Dramatic efforts are under way to move some greenhouses and the plants they contain to new locations within the Green Line. This is particularly true in Atzmona, but also in other former settlements such as Kfar Darom and Netzarim. (Note: Many of the greenhouses are being left in tact via an arrangement to turn them over to the Palestinians.) Thousands of volunteers have been working furiously to bring everything out but will not be able to entirely succeed; much will be lost because of the deadline for the final closing of Gush Katif – this Friday, September 9, so that the area can be entirely turned over to the Palestinians next week. Urgent appeals to extend the deadline have not been honored.

Those who had mortgages on their former property within Gush Katif are required to continue to make payments. In some instances it may be possible to ask the bank to freeze the mortgage until the compensation comes through. It should be noted, however, that taking mortgage costs out of the compensation package means having very little left for securing something else.

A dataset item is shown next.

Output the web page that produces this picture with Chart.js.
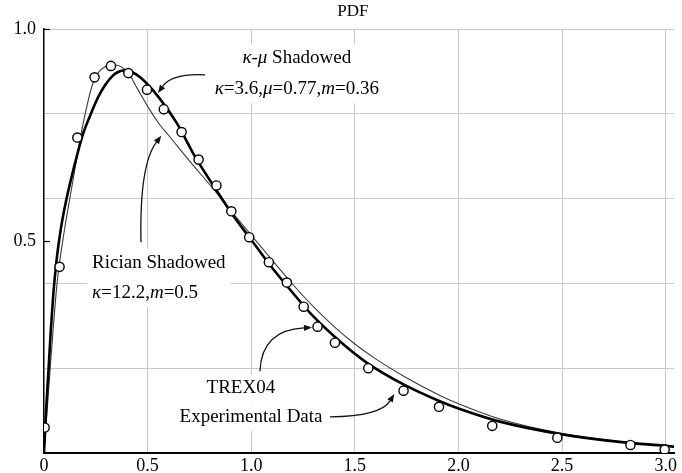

The evacuees’ belongings, of necessity left behind in their homes, have been packed in containers (with a maximum of two containers permitted) and shipped to storage sites. Considerable anxiety and frustration has accompanied this entire process. There were incidents of looting of belongings before they were packed and there have been incidents of damage in the storage areas. It remains unclear as to whether there is insurance covering the belongings. The compensation package does include something for moving expenses (14,000 to 21,000 NIS – roughly $3,100 to 4,600), but in a great number of cases the cost of moving and storing belongings far exceeds this. Some families arranged for additional containers and storage on their own, because what was being provided was inadequate.

The beginning of the school year has generated additional anxiety and emotional problems – with children feeling disoriented, and parents worried because they know there will be further transitions that are not good for their children.

It remains unclear by when people will be required to leave the hotels. A great many people still do not know where they are going for their next stage of resettlement. According to a lawyer with the Israel Legal Forum, the government is not making an effort to insure that everyone will be provided for in this next stage. There have been reports of arrangements in the planning that fell through; some community groups are making their own arrangements. The problem stated above regarding a strong determination to remain together applies here in the face of apartments offered in scattered locales in some instances.

Less then 50% of the families have received some government money at this point. 50,000 NIS in relief money (to be deducted from the eventual compensation package) was to have come speedily to every family that applied. At this point, any family that has applied for emergency relief but has not completed the entire application for compensation has been denied the relief.